◆ **Aim**: Repeat, exactly and only, the lines from the beginning of the data through the line with "let histPop = [1442, 1807, 2005, 2246, 2688, 2767, 2467];". Pictures are left out.
┄┄┄┄┄┄
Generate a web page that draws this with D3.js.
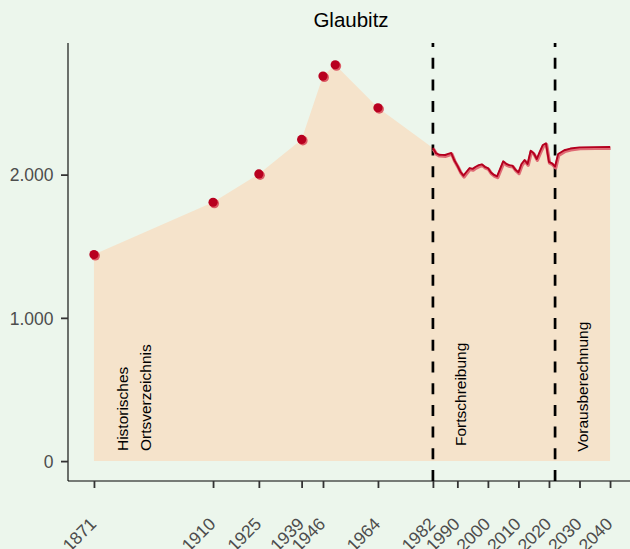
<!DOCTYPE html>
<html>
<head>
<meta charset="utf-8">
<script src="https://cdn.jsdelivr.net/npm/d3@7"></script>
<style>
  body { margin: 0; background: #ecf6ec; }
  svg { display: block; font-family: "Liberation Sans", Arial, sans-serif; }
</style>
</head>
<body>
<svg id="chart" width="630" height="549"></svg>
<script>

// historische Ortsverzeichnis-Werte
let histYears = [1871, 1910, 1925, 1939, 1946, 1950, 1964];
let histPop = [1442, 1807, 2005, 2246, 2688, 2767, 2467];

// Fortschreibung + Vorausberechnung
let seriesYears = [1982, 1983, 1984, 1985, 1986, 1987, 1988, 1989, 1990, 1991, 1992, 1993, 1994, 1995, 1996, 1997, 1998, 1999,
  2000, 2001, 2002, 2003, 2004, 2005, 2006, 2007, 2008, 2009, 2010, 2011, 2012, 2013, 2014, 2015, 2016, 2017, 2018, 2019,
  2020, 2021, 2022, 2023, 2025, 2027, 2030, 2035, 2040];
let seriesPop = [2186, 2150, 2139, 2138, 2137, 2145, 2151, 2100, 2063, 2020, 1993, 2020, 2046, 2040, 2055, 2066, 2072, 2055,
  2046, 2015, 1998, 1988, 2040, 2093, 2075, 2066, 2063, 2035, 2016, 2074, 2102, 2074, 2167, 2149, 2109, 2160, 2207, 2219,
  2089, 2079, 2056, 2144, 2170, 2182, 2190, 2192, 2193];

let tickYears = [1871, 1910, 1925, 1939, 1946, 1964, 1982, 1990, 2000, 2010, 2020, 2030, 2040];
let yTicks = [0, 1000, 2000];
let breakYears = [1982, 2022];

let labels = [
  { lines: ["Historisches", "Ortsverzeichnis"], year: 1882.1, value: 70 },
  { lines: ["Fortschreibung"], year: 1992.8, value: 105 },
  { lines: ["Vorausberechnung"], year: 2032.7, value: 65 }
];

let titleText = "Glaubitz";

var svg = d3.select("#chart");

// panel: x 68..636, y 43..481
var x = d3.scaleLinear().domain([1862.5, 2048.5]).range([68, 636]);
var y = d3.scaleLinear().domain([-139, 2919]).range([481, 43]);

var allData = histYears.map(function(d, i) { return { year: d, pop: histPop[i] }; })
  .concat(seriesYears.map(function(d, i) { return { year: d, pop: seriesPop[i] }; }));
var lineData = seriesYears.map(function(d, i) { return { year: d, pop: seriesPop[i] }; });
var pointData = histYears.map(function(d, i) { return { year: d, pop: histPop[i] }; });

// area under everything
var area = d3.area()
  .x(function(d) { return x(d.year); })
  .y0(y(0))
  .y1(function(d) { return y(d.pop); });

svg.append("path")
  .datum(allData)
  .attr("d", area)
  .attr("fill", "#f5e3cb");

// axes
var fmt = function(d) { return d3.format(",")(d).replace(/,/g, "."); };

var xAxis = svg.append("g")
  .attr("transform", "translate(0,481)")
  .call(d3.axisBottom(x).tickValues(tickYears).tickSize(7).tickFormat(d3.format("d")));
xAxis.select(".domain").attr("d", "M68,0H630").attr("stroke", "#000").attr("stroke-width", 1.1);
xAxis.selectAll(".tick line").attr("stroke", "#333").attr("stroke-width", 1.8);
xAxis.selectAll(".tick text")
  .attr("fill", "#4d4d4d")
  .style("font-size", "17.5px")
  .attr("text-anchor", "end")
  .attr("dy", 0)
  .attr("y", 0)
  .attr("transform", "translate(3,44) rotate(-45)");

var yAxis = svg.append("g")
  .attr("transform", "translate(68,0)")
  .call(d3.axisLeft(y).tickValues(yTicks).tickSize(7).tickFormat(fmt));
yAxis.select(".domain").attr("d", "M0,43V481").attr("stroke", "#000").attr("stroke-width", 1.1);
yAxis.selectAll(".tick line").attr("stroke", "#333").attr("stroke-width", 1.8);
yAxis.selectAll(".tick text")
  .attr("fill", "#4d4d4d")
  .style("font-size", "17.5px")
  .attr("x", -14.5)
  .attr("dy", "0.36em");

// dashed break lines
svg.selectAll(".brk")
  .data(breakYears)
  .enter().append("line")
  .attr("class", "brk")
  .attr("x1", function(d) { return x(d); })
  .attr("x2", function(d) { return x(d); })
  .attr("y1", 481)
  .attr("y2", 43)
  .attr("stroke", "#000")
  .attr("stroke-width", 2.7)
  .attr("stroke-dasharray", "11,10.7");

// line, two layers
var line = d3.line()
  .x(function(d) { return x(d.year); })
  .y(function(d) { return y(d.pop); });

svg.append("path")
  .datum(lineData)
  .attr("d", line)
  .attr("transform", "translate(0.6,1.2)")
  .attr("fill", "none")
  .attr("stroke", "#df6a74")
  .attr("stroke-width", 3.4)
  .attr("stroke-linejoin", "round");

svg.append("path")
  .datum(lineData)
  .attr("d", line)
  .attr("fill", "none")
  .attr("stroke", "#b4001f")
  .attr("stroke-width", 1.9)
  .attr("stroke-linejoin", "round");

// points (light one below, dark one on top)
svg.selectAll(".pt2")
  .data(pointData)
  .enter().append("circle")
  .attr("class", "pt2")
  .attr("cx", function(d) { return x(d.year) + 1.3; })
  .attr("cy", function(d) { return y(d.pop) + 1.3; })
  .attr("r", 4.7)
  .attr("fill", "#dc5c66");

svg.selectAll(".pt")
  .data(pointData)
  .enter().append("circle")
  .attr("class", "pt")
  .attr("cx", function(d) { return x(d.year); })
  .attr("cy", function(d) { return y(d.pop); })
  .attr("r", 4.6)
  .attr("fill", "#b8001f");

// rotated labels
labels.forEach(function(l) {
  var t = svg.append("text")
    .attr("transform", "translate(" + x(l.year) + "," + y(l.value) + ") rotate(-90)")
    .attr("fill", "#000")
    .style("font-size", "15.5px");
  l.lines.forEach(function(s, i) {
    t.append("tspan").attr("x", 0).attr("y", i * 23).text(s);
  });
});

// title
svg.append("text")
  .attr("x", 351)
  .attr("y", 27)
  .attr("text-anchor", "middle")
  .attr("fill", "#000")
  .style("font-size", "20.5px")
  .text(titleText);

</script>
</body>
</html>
┄┄┄┄┄┄
◆ **Answer to the problem**:
Generate a web page that draws this with D3.js.
<!DOCTYPE html>
<html>
<head>
<meta charset="utf-8">
<script src="https://cdn.jsdelivr.net/npm/d3@7"></script>
<style>
  body { margin: 0; background: #ecf6ec; }
  svg { display: block; font-family: "Liberation Sans", Arial, sans-serif; }
</style>
</head>
<body>
<svg id="chart" width="630" height="549"></svg>
<script>

// historische Ortsverzeichnis-Werte
let histYears = [1871, 1910, 1925, 1939, 1946, 1950, 1964];
let histPop = [1442, 1807, 2005, 2246, 2688, 2767, 2467];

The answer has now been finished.